### [WHAT IS NEEDED]
Copy all of the material exactly. Pictures are not to appear in the copy.

### [GIVEN DATA]
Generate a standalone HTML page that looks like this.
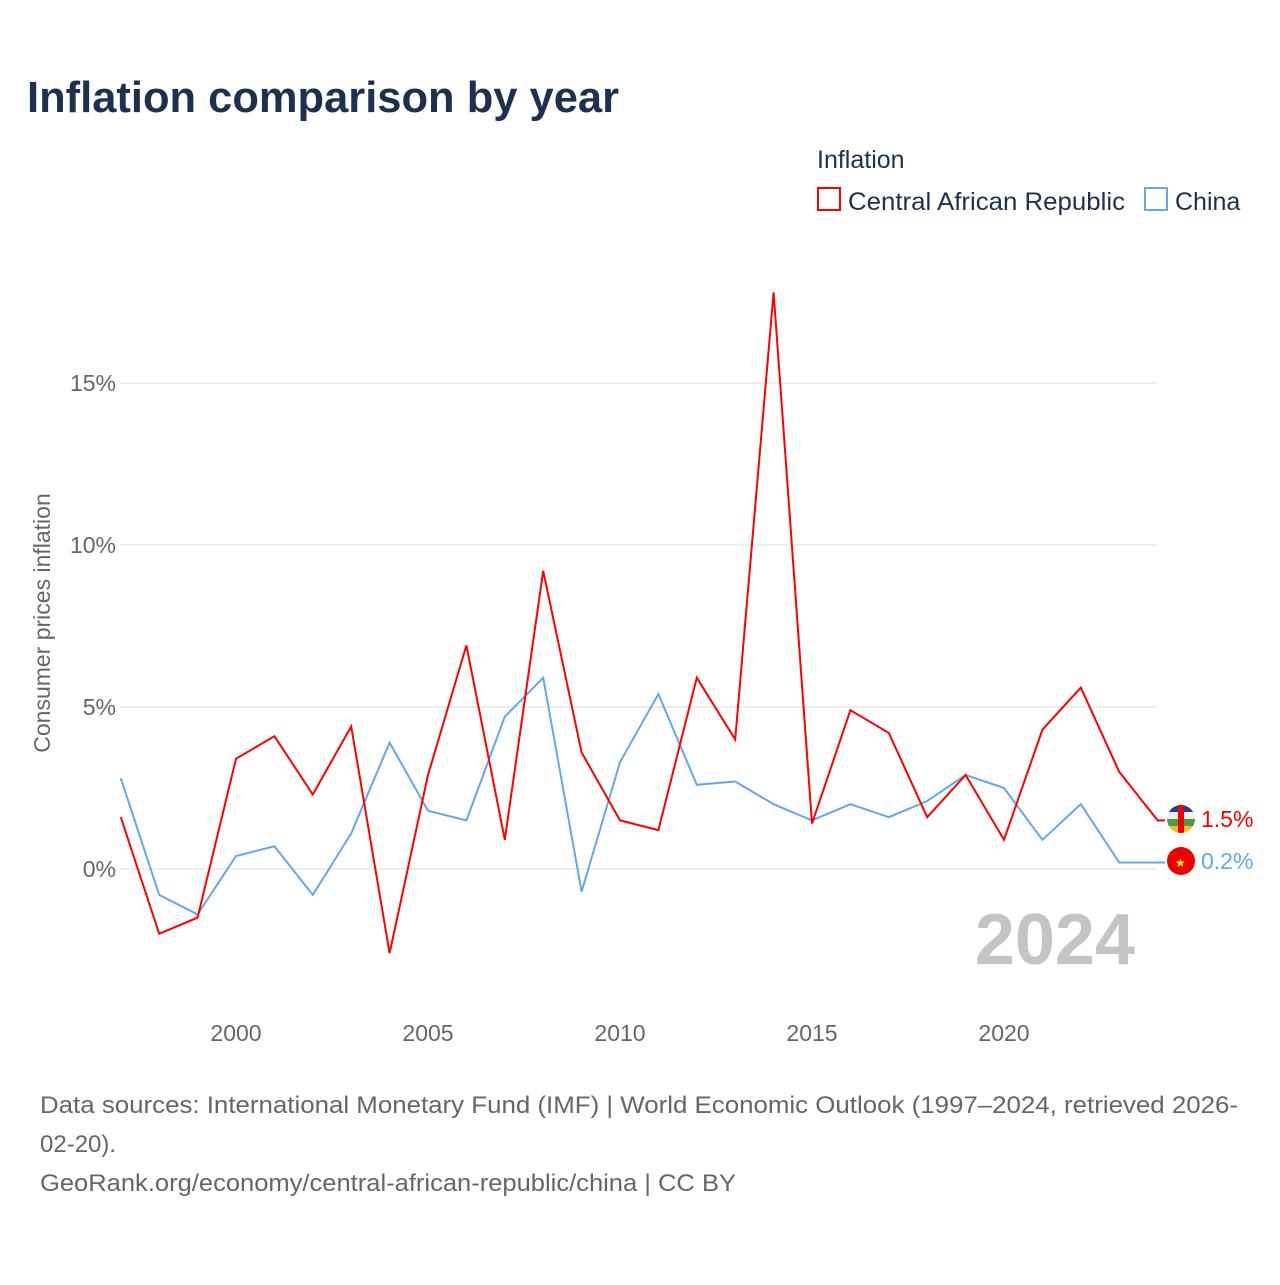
<!DOCTYPE html>
<html><head><meta charset="utf-8"><style>
body{margin:0;background:#fff;font-family:"Liberation Sans",sans-serif;}
svg text{font-family:"Liberation Sans",sans-serif;}
</style></head><body>
<svg id="chart" width="1280" height="1280" viewBox="0 0 1280 1280">
<rect width="1280" height="1280" fill="#fff"/>
<text x="27" y="112" font-size="44" font-weight="bold" fill="#1c3150" textLength="592" lengthAdjust="spacingAndGlyphs">Inflation comparison by year</text>
<text x="817" y="168" font-size="25" fill="#1c3150">Inflation</text>
<g><rect x="818" y="188" width="22" height="22" fill="none" stroke="#f00" stroke-width="2"/><text x="848" y="210" font-size="25" fill="#1c3150" textLength="277" lengthAdjust="spacingAndGlyphs">Central African Republic</text></g>
<g><rect x="1145" y="188" width="22" height="22" fill="none" stroke="#64a8ec" stroke-width="2"/><text x="1175" y="210" font-size="25" fill="#1c3150">China</text></g>
<g id="grid"></g>
<g id="xt"></g>
<text transform="translate(50,623) rotate(-90)" text-anchor="middle" font-size="23" fill="#666">Consumer prices inflation</text>
<text x="1135" y="964" text-anchor="end" font-size="72" font-weight="bold" fill="#c4c4c4">2024</text>
<g id="lines"></g>
<g><clipPath id="c1"><circle cx="1181" cy="819" r="14"/></clipPath><g clip-path="url(#c1)"><rect x="1167" y="805" width="28" height="7" fill="#2a3b8f"/><rect x="1167" y="812" width="28" height="7" fill="#eee"/><rect x="1167" y="819" width="28" height="7" fill="#4a9a4a"/><rect x="1167" y="826" width="28" height="7" fill="#f0c020"/><rect x="1178" y="805" width="6" height="28" fill="#e00"/></g></g>
<g><circle cx="1181" cy="861" r="14" fill="#e00"/><text x="1175" y="867" font-size="12" fill="#ff0">★</text></g>
<text x="1201" y="827" font-size="23" fill="#f00">1.5%</text>
<text x="1201" y="869" font-size="23" fill="#64a8ec">0.2%</text>
<text x="40" y="1113" font-size="24" fill="#666" textLength="1198" lengthAdjust="spacingAndGlyphs">Data sources: International Monetary Fund (IMF) | World Economic Outlook (1997–2024, retrieved 2026-</text>
<text x="40" y="1152" font-size="24" fill="#666">02-20).</text>
<text x="40" y="1191" font-size="24" fill="#666" textLength="696" lengthAdjust="spacingAndGlyphs">GeoRank.org/economy/central-african-republic/china | CC BY</text>
</svg>
<script>
const years=[1997,1998,1999,2000,2001,2002,2003,2004,2005,2006,2007,2008,2009,2010,2011,2012,2013,2014,2015,2016,2017,2018,2019,2020,2021,2022,2023,2024];
const carValues=[1.6,-2.0,-1.5,3.4,4.1,2.3,4.4,-2.6,2.9,6.9,0.9,9.2,3.6,1.5,1.2,5.9,4.0,17.8,1.4,4.9,4.2,1.6,2.9,0.9,4.3,5.6,3.0,1.5];
const chinaValues=[2.8,-0.8,-1.4,0.4,0.7,-0.8,1.1,3.9,1.8,1.5,4.7,5.9,-0.7,3.3,5.4,2.6,2.7,2.0,1.5,2.0,1.6,2.1,2.9,2.5,0.9,2.0,0.2,0.2];
const yTicks=[0,5,10,15];
const xTicks=[2000,2005,2010,2015,2020];
const NS="http://www.w3.org/2000/svg";
const x=v=>120.8+(v-1997)*38.4;
const y=v=>869-v*32.4;
const grid=document.getElementById('grid');
yTicks.forEach(t=>{
 const l=document.createElementNS(NS,'line');
 l.setAttribute('x1',120);l.setAttribute('x2',1157);l.setAttribute('y1',y(t));l.setAttribute('y2',y(t));
 l.setAttribute('stroke','#e8e8e8');l.setAttribute('stroke-width',1.5);
 
 
 grid.appendChild(l);
 const tx=document.createElementNS(NS,'text');
 tx.setAttribute('x',116);tx.setAttribute('y',y(t)+8);tx.setAttribute('text-anchor','end');
 tx.setAttribute('font-size',23);tx.setAttribute('fill','#666');tx.textContent=t+'%';
 
 
 grid.appendChild(tx);
});
const xt=document.getElementById('xt');
xTicks.forEach(t=>{
 const tx=document.createElementNS(NS,'text');
 tx.setAttribute('x',x(t));tx.setAttribute('y',1041);tx.setAttribute('text-anchor','middle');
 tx.setAttribute('font-size',23);tx.setAttribute('fill','#666');tx.textContent=t;
 
 
 xt.appendChild(tx);
});
const lines=document.getElementById('lines');
function draw(vals,color,name){
 let d=vals.map((v,i)=>(i?'L':'M')+x(years[i]).toFixed(1)+','+y(v).toFixed(1)).join(' ');
 d+=' L1165,'+y(vals[vals.length-1]).toFixed(1);
 const p=document.createElementNS(NS,'path');
 p.setAttribute('d',d);p.setAttribute('fill','none');p.setAttribute('stroke',color);p.setAttribute('stroke-width',2);
 
 
 lines.appendChild(p);
}
draw(chinaValues,'#64a8ec','china-line');
draw(carValues,'#f00','car-line');
</script>
</body></html>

### [FULL ANSWER]
Generate a standalone HTML page that looks like this.
<!DOCTYPE html>
<html><head><meta charset="utf-8"><style>
body{margin:0;background:#fff;font-family:"Liberation Sans",sans-serif;}
svg text{font-family:"Liberation Sans",sans-serif;}
</style></head><body>
<svg id="chart" width="1280" height="1280" viewBox="0 0 1280 1280">
<rect width="1280" height="1280" fill="#fff"/>
<text x="27" y="112" font-size="44" font-weight="bold" fill="#1c3150" textLength="592" lengthAdjust="spacingAndGlyphs">Inflation comparison by year</text>
<text x="817" y="168" font-size="25" fill="#1c3150">Inflation</text>
<g><rect x="818" y="188" width="22" height="22" fill="none" stroke="#f00" stroke-width="2"/><text x="848" y="210" font-size="25" fill="#1c3150" textLength="277" lengthAdjust="spacingAndGlyphs">Central African Republic</text></g>
<g><rect x="1145" y="188" width="22" height="22" fill="none" stroke="#64a8ec" stroke-width="2"/><text x="1175" y="210" font-size="25" fill="#1c3150">China</text></g>
<g id="grid"></g>
<g id="xt"></g>
<text transform="translate(50,623) rotate(-90)" text-anchor="middle" font-size="23" fill="#666">Consumer prices inflation</text>
<text x="1135" y="964" text-anchor="end" font-size="72" font-weight="bold" fill="#c4c4c4">2024</text>
<g id="lines"></g>
<g><clipPath id="c1"><circle cx="1181" cy="819" r="14"/></clipPath><g clip-path="url(#c1)"><rect x="1167" y="805" width="28" height="7" fill="#2a3b8f"/><rect x="1167" y="812" width="28" height="7" fill="#eee"/><rect x="1167" y="819" width="28" height="7" fill="#4a9a4a"/><rect x="1167" y="826" width="28" height="7" fill="#f0c020"/><rect x="1178" y="805" width="6" height="28" fill="#e00"/></g></g>
<g><circle cx="1181" cy="861" r="14" fill="#e00"/><text x="1175" y="867" font-size="12" fill="#ff0">★</text></g>
<text x="1201" y="827" font-size="23" fill="#f00">1.5%</text>
<text x="1201" y="869" font-size="23" fill="#64a8ec">0.2%</text>
<text x="40" y="1113" font-size="24" fill="#666" textLength="1198" lengthAdjust="spacingAndGlyphs">Data sources: International Monetary Fund (IMF) | World Economic Outlook (1997–2024, retrieved 2026-</text>
<text x="40" y="1152" font-size="24" fill="#666">02-20).</text>
<text x="40" y="1191" font-size="24" fill="#666" textLength="696" lengthAdjust="spacingAndGlyphs">GeoRank.org/economy/central-african-republic/china | CC BY</text>
</svg>
<script>
const years=[1997,1998,1999,2000,2001,2002,2003,2004,2005,2006,2007,2008,2009,2010,2011,2012,2013,2014,2015,2016,2017,2018,2019,2020,2021,2022,2023,2024];
const carValues=[1.6,-2.0,-1.5,3.4,4.1,2.3,4.4,-2.6,2.9,6.9,0.9,9.2,3.6,1.5,1.2,5.9,4.0,17.8,1.4,4.9,4.2,1.6,2.9,0.9,4.3,5.6,3.0,1.5];
const chinaValues=[2.8,-0.8,-1.4,0.4,0.7,-0.8,1.1,3.9,1.8,1.5,4.7,5.9,-0.7,3.3,5.4,2.6,2.7,2.0,1.5,2.0,1.6,2.1,2.9,2.5,0.9,2.0,0.2,0.2];
const yTicks=[0,5,10,15];
const xTicks=[2000,2005,2010,2015,2020];
const NS="http://www.w3.org/2000/svg";
const x=v=>120.8+(v-1997)*38.4;
const y=v=>869-v*32.4;
const grid=document.getElementById('grid');
yTicks.forEach(t=>{
 const l=document.createElementNS(NS,'line');
 l.setAttribute('x1',120);l.setAttribute('x2',1157);l.setAttribute('y1',y(t));l.setAttribute('y2',y(t));
 l.setAttribute('stroke','#e8e8e8');l.setAttribute('stroke-width',1.5);
 
 
 grid.appendChild(l);
 const tx=document.createElementNS(NS,'text');
 tx.setAttribute('x',116);tx.setAttribute('y',y(t)+8);tx.setAttribute('text-anchor','end');
 tx.setAttribute('font-size',23);tx.setAttribute('fill','#666');tx.textContent=t+'%';
 
 
 grid.appendChild(tx);
});
const xt=document.getElementById('xt');
xTicks.forEach(t=>{
 const tx=document.createElementNS(NS,'text');
 tx.setAttribute('x',x(t));tx.setAttribute('y',1041);tx.setAttribute('text-anchor','middle');
 tx.setAttribute('font-size',23);tx.setAttribute('fill','#666');tx.textContent=t;
 
 
 xt.appendChild(tx);
});
const lines=document.getElementById('lines');
function draw(vals,color,name){
 let d=vals.map((v,i)=>(i?'L':'M')+x(years[i]).toFixed(1)+','+y(v).toFixed(1)).join(' ');
 d+=' L1165,'+y(vals[vals.length-1]).toFixed(1);
 const p=document.createElementNS(NS,'path');
 p.setAttribute('d',d);p.setAttribute('fill','none');p.setAttribute('stroke',color);p.setAttribute('stroke-width',2);
 
 
 lines.appendChild(p);
}
draw(chinaValues,'#64a8ec','china-line');
draw(carValues,'#f00','car-line');
</script>
</body></html>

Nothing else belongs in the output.